Когда до обители осталось совсем немного, сжалось сердце. Все порушено, а чудес ждать не приходится. Вот и признаки жизни: скошенный луг с обмокшим стогом, обтесанное бревно прислонено к дереву. И странное дело, появилась надежда, что за поворотом сейчас блеснут купола, донесется звон колокола и тихое умиротворяющее пение иноков разольется над речкою, над лесом. И эти звуки всколыхнут тебе душу...
За поворотом действительно показались стены монастыря с деревянными башенками по углам. Куполов не видно. Через Сору переброшен мосток. Речка теперь заросла, обмелела и сузилась. Невозможно поверить, что она когда-то давала большие уловы, вращала мельничные жернова. На стене надвратной церкви еще угадывается на мутном синем фоне образ Спасителя, сидящего на престоле, а по бокам две фигуры — по правую сторону преподобного Нила Сорского, по левую — Николая чудотворца. Входим в ограду. Мощеная дорожка ведет к Тихвинскому собору, точнее к тому, что от него осталось. У храма нет ни куполов, ни притворов. У юго-восточного угла бывшего храма, как известно, покоятся останки великого старца. Место это никак не отмечено.
В пустыни теперь интернат для душевнобольных. В пристенных кельях — их «квартиры», на деревянных крылечках сохнет линялое белье. Инвалиды бродят по двору одинокие, неухоженные. Хромые, со скрюченными пальцами, с блуждающими улыбками, они спешат к незнакомому человеку, чтобы услышать человеческое слово. Неведом им пример здешнего рясофорного монаха Ивана Шапошникова, который в сходном недуге обрел тут утешение и... дар живописца. Но тогда была в этих стенах атмосфера любви, а теперь, увы, гнетущая безысходность.
Дождь усилился. Инвалиды рассеиваются кто куда. А меня ноги несут вон. Перейдя речушку немного выше, выхожу на деревенскую улочку. Она выводит к кладбищу. Это и есть место, где подвизался знаменитый святой Русской Церкви.
Кладбище, конечно, позднее, но сильно запущенное. От скита давно не осталось следов. Не угадать, где был колодец, где пруд, вырытые преподобным. В ста саженях на юго-восток надеюсь увидеть другой скит — схимонаха Нила. Но и там лишь кустарник.

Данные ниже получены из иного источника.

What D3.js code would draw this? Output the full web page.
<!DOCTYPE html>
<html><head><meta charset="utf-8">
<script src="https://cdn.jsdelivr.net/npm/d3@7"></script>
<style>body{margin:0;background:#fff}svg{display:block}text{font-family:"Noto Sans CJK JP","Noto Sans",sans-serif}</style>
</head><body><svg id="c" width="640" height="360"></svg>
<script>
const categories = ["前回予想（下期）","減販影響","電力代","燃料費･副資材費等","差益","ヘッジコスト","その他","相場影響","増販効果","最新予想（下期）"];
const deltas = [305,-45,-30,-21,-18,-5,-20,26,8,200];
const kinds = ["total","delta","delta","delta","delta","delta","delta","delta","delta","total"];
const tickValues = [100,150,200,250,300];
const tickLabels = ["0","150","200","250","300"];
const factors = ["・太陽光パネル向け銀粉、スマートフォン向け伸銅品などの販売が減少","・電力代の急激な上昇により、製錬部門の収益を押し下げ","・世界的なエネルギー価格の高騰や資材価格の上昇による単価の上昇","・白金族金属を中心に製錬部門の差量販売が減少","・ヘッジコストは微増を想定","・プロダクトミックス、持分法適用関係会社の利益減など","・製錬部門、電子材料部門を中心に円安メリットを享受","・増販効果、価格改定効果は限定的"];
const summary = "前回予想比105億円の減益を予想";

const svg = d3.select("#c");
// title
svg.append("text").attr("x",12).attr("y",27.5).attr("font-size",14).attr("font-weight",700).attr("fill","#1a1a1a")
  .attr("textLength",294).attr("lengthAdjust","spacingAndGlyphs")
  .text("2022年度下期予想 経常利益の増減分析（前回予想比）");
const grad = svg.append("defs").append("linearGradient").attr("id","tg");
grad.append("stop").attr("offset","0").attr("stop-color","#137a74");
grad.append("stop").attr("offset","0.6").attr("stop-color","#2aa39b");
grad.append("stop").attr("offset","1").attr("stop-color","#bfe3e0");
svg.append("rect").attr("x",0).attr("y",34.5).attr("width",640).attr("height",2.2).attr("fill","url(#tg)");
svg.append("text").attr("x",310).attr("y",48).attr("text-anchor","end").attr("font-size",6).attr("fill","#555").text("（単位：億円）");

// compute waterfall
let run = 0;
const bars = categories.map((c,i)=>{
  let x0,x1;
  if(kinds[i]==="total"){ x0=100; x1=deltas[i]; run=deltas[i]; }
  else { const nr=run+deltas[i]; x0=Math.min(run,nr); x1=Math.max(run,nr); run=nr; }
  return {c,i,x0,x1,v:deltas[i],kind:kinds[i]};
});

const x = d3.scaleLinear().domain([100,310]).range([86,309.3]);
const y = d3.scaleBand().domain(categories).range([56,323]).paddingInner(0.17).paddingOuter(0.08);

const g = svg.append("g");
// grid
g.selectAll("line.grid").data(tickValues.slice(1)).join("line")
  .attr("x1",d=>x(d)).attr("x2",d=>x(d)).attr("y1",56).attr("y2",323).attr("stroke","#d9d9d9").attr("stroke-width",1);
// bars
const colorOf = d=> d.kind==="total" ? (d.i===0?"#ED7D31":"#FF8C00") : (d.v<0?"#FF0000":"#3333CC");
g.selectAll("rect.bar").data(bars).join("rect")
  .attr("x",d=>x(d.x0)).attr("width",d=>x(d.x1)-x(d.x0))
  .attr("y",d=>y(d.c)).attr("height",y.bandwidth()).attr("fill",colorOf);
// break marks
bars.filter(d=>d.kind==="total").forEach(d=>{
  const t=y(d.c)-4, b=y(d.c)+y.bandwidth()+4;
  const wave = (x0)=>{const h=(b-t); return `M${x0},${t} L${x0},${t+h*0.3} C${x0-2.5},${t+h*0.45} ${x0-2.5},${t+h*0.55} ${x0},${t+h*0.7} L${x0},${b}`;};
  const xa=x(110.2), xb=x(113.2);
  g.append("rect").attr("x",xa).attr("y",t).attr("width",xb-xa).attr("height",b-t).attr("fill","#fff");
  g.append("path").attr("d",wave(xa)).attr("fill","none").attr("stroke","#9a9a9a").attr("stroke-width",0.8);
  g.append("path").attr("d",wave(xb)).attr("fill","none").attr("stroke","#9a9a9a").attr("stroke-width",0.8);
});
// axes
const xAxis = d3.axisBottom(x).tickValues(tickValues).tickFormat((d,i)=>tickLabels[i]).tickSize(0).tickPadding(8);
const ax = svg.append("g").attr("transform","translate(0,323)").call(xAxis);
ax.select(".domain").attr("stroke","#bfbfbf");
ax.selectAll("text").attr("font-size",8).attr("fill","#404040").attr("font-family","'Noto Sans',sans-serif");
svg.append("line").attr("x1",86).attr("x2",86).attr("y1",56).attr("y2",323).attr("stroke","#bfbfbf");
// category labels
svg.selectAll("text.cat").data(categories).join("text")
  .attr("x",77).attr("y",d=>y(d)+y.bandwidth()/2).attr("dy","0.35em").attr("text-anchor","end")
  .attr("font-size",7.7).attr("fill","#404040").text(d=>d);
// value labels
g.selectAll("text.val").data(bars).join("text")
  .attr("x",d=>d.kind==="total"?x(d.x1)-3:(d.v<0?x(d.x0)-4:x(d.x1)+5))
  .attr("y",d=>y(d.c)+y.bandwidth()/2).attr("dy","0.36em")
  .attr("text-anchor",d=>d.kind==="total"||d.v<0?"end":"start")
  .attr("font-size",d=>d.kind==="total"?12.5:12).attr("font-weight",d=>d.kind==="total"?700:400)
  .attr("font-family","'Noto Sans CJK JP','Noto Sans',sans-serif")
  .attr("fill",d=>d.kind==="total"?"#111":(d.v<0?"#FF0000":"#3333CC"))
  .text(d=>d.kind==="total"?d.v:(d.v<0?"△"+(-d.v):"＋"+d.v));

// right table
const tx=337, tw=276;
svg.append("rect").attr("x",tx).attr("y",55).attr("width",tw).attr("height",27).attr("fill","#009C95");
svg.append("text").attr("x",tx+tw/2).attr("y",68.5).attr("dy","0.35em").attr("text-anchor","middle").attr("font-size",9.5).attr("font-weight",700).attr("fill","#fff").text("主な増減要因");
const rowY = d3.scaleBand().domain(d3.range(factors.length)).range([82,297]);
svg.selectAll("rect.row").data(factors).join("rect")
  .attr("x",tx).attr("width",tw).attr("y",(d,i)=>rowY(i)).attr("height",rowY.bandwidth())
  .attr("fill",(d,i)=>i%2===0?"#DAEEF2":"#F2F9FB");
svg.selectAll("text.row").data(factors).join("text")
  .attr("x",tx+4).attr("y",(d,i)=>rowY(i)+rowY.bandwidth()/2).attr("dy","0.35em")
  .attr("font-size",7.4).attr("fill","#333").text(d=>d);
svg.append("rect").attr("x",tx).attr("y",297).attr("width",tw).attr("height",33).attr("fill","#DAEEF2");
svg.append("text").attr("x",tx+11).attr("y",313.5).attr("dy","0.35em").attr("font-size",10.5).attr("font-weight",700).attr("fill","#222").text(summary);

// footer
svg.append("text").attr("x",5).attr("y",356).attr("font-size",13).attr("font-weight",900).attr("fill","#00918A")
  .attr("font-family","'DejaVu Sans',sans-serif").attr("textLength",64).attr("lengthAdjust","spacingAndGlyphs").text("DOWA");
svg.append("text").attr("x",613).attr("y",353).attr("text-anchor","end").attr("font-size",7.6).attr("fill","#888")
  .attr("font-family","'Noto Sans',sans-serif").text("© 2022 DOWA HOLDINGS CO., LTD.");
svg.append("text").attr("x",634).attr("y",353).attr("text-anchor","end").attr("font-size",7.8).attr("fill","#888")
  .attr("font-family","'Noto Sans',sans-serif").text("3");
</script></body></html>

Но как бы то ни было, а память о монастыре жива. Старожилы окрестных деревень, в свои семьдесят — восемьдесят лет запамятовавшие о своих близких, не забыли отца Иллариона, последнего настоятеля пустыни — маленького, пухлого, с кроткими добрыми глазами. Старики вспоминают, как детьми собирали грибы в монастырском лесу и как шли на звук колокола, в который велел звонить игумен, чтобы они не заблудились. И кажется старикам, что ничего более вкусного они не пробовали, чем монастырские щи... Когда их начинают расспрашивать о прошлом обители, усталые, окруженные морщинами глаза оживают огоньком надежды: «Эх, кабы наново...»
Обратные версты короче. Небо пасмурно, но в самой вышине его появилась полоска лазури. Крохотный просвет — и суровый вид леса не пугает. Нарождается в сердце что-то удивительно ясное, спокойное...
«Желаю искренно, чтобы скит преподобного Нила Сорского возобновился и устроился, чтобы братия осталась верна его преданию и духу его правил и чтобы голос мой возбудил сочувствие в тех, кто печется о восстановлении нашей древней святыни»,— сказал побывавший здесь в прошлом столетии столичный профессор С. П. Шевырев. К его словам сегодня трудно что-либо добавить.